以中温餐厨垃圾(FW)厌氧消化反应器为研究对象,结合稳定运行过程中的微生物群落结构特征,考察了两种常见的厌氧消化反应器—完全混合式反应器(CSTR)和有回流的推流式反应器(R-PFR)的运行效率和稳定性.结果表明,两种构型的反应器均能在3.0 kg·m-3·d-1(以VS计)负荷下稳定高效地运行.R-PFR具有更稳定的稳定性指数,如总碱度(TA)和挥发性脂肪酸比TA值(VFA/TA),以及更低的氨氮(TAN)和游离氨(FAN)浓度,但产气效率(如比甲烷产率(SMP))不及CSTR.R-PFR中以Chloroflexi门(37.35%)和Firmicutes门(31.22%)为优势细菌,而CSTR中以Bacteroidetes门(31.14%)与Firmicutes门(44.41%)为优势细菌.CSTR和R-PFR均以Methanosaeta属为优势产甲烷菌(98.72%和84.90%),乙酸型产甲烷途径为主要的产甲烷途径.但CSTR中除Methanosaeta属以外还有一定丰度的混合营养型的Methanosarcina,以及氢营养型Methanospirillum和Methanolinea.CSTR中具有对VFA和TAN更具耐受性的产甲烷菌群,更有利于餐厨垃圾产甲烷过程的稳定进行.由于R-PFR的敏感性较低,有利于处理剧烈变化的底物,但R-PFR容易出现严重的局部酸化现象,不利于长期处理过高负荷的易降解底物(如餐厨垃圾).这些结果可为优化餐厨垃圾厌氧消化工艺设计提供基础依据.

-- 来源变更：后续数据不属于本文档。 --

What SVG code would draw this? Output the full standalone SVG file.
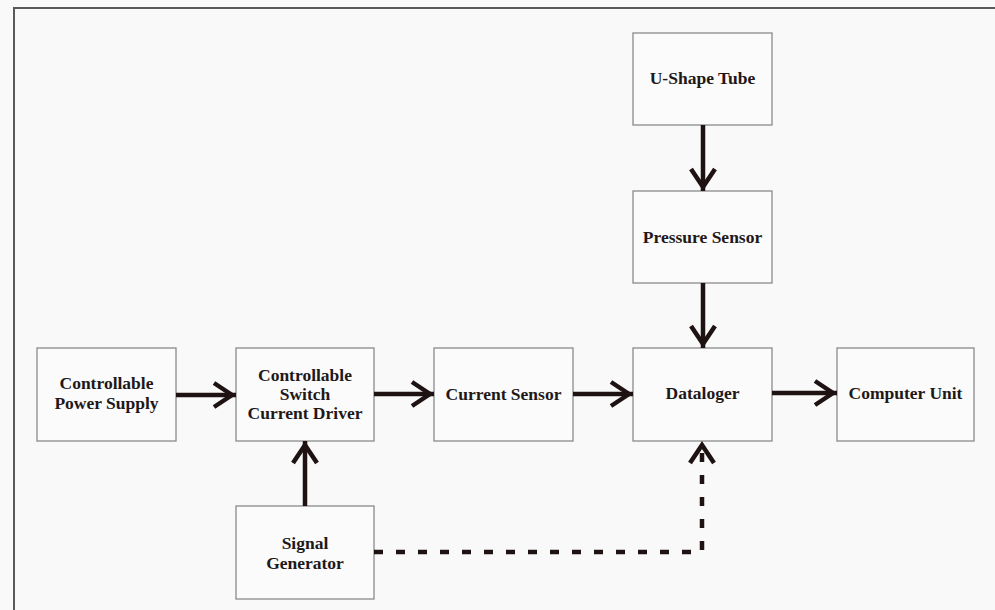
<svg xmlns="http://www.w3.org/2000/svg" width="995" height="610" viewBox="0 0 995 610">
<style>
.bg{fill:#f9f9f9}
.frame{fill:none;stroke:#5a5a5a;stroke-width:2}
.box{fill:#fbfbfb;stroke:#8a8a8a;stroke-width:1.3}
.lbl{font-family:"Liberation Serif","Times New Roman",serif;font-weight:bold;font-size:17.5px;fill:#1e1818;text-anchor:middle}
.conn{fill:none;stroke:#1e1212;stroke-width:4.5}
.dash{stroke-dasharray:9 13}
</style>
<defs>
<marker id="ah" markerUnits="userSpaceOnUse" viewBox="-24 -16 28 32" refX="3" refY="0" markerWidth="28" markerHeight="32" orient="auto">
<path d="M-19,-12 L-1,0 L-19,12" fill="none" stroke="#1e1212" stroke-width="4.5" stroke-dasharray="none"/>
</marker>
</defs>
<rect class="bg" x="0" y="0" width="995" height="610"/>
<path class="frame" d="M14,610 L14,8 L995,8"/>
<g id="power"><rect class="box" x="37" y="348" width="139" height="93"/><text class="lbl" x="106.5" y="389">Controllable</text><text class="lbl" x="106.5" y="409">Power Supply</text></g>
<g id="switch"><rect class="box" x="236" y="348" width="138" height="93"/><text class="lbl" x="305" y="381">Controllable</text><text class="lbl" x="305" y="400">Switch</text><text class="lbl" x="305" y="419">Current Driver</text></g>
<g id="current"><rect class="box" x="434" y="348" width="139" height="93"/><text class="lbl" x="503.5" y="400">Current Sensor</text></g>
<g id="datalogger"><rect class="box" x="633" y="348" width="139" height="93"/><text class="lbl" x="702.5" y="399">Dataloger</text></g>
<g id="computer"><rect class="box" x="837" y="348" width="137" height="93"/><text class="lbl" x="905.5" y="399">Computer Unit</text></g>
<g id="utube"><rect class="box" x="633" y="33" width="139" height="92"/><text class="lbl" x="702.5" y="84">U-Shape Tube</text></g>
<g id="pressure"><rect class="box" x="633" y="191" width="139" height="92"/><text class="lbl" x="702.5" y="243">Pressure Sensor</text></g>
<g id="signal"><rect class="box" x="236" y="506" width="138" height="93"/><text class="lbl" x="305" y="549">Signal</text><text class="lbl" x="305" y="569">Generator</text></g>
<g id="connectors">
<line class="conn" x1="176" y1="395" x2="236" y2="395" marker-end="url(#ah)"/>
<line class="conn" x1="374" y1="394" x2="434" y2="394" marker-end="url(#ah)"/>
<line class="conn" x1="573" y1="394" x2="633" y2="394" marker-end="url(#ah)"/>
<line class="conn" x1="772" y1="393" x2="837" y2="393" marker-end="url(#ah)"/>
<line class="conn" x1="703" y1="125" x2="703" y2="191" marker-end="url(#ah)"/>
<line class="conn" x1="703" y1="283" x2="703" y2="348" marker-end="url(#ah)"/>
<line class="conn" x1="305" y1="506" x2="305" y2="441" marker-end="url(#ah)"/>
<path class="conn dash" d="M374,552 L702,552 L702,441" marker-end="url(#ah)"/>
</g>
</svg>
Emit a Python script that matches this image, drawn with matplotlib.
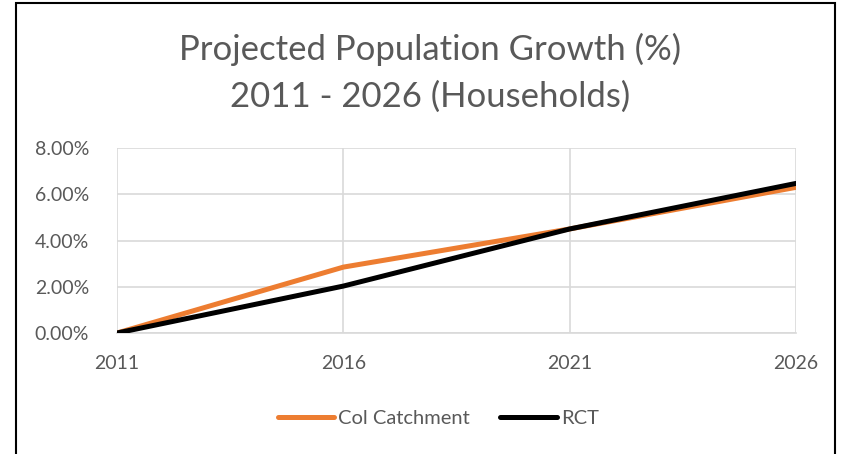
import matplotlib.pyplot as plt
from matplotlib.patches import Rectangle
from matplotlib.ticker import PercentFormatter

years = ["2011", "2016", "2021", "2026"]
col_catchment = [0.0, 2.85, 4.5, 6.3]
rct = [0.0, 2.03, 4.5, 6.47]

plt.rcParams["font.family"] = ["Lato", "DejaVu Sans"]
grey = "#595959"

fig = plt.figure(figsize=(8.43, 4.54), dpi=100)
ax = fig.add_axes([0.1388, 0.2665, 0.8056, 0.4075])

x = list(range(len(years)))
ax.plot(x, col_catchment, color="#ED7D31", lw=3.6, solid_capstyle="round", label="Col Catchment", zorder=3)
ax.plot(x, rct, color="black", lw=3.6, solid_capstyle="round", label="RCT", zorder=4)

ax.set_xlim(0, 3)
ax.set_ylim(0, 8)
ax.set_yticks([0, 2, 4, 6, 8])
ax.yaxis.set_major_formatter(PercentFormatter(decimals=2))
ax.set_xticks(x)
ax.set_xticklabels(years)
ax.grid(True, color="#d9d9d9", lw=1.2, zorder=0)
ax.tick_params(length=0, labelsize=14, colors=grey)
ax.tick_params(axis="y", pad=20)
ax.tick_params(axis="x", pad=16)
for side in ["top", "right", "left"]:
    ax.spines[side].set_visible(False)
ax.spines["bottom"].set_color("#d9d9d9")
ax.spines["bottom"].set_linewidth(1.2)

fig.text(0.51, 0.892, "Projected Population Growth (%)", ha="center", va="center", fontsize=25, color=grey)
fig.text(0.51, 0.788, "2011 - 2026 (Households)", ha="center", va="center", fontsize=25, color=grey)

fig.legend(loc="center", bbox_to_anchor=(0.52, 0.078), ncol=2, frameon=False,
           fontsize=14.5, labelcolor=grey, handlelength=2.8, handletextpad=0.2, columnspacing=1.5)

fig.patches.append(Rectangle((16 / 843, -0.05), (835 - 16) / 843, 1.05 - 3 / 454,
                             transform=fig.transFigure, fill=False, ec="black", lw=1.5))

fig.savefig("out.png", dpi=100)
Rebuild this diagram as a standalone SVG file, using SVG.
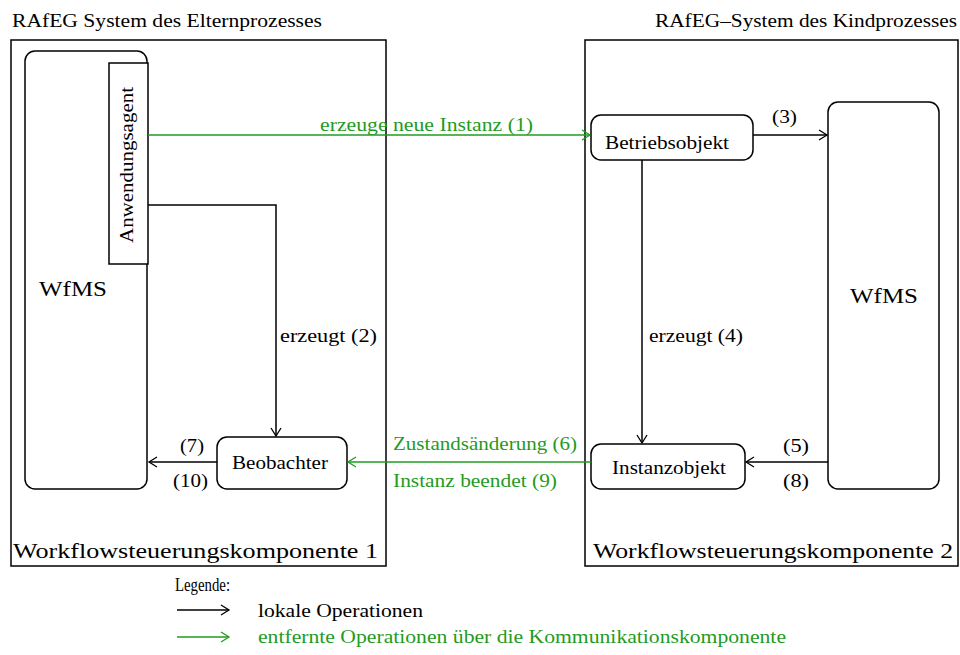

To identify the most efficient system for conversion of food waste （FW） into biogas, FW fermentation was investigated in two types of reactors： a completely-stirred tank reactor （CSTR） and a plug-flow reactor with a reflux ratio （R-PFR）. The efficiency, stability, and microbial community structure in the reactors were compared. Stable fermentation was achieved under an organic loading rate （OLR） of 3.0 kgVS·m^-3·d^-1 in both reactors. Compared with the CSTR, total alkalinity （TA） and ratio of volatile fatty acids （VFA） to TA （VFA/TA） were more stable, and inhibitors such as total ammonia-nitrogen （TAN） and free ammonia-nitrogen （FAN） concentrations were lower in R-PFR. However, specific methane production （SMP） was higher in the CSTR. The phyla Chloroflexi （37.35%） and Firmicutes （ 31.22% ） were predominant in the R-PFR, whereas Firmicutes （ 44.41% ） and Bacteroidetes （31.14% ） were more abundant in the CSTR. The genus Methanosaeta accounted for 98.72% and 84.90% of the total population in the CSTR and R-PFR, respectively, indicating that the main methanogenic pathway in both reactors was acetoclastic methanogenesis. In addition to Methanosaeta, mixotrophic methanogens such as Methanosarcina （9.72%） and hydrogenotrophic methanogens such as Methanospirillum and Methanolinea were detected in the CSTR. The methanogenic community obtained in the CSTR had a greater tolerance to high ammonia and VFA levels, which is conducive to stable and efficient methanogenesis. R-PFR may be more appropriate for highly variable substrate, as shock loads can vary spatially in the reactor. However, R-PFR systems are not suitable for long-term treatment of highly degradable substrate such as FW, as local acidification may occur. Our results provide a basis for the optimization of anaerobic FW digestion.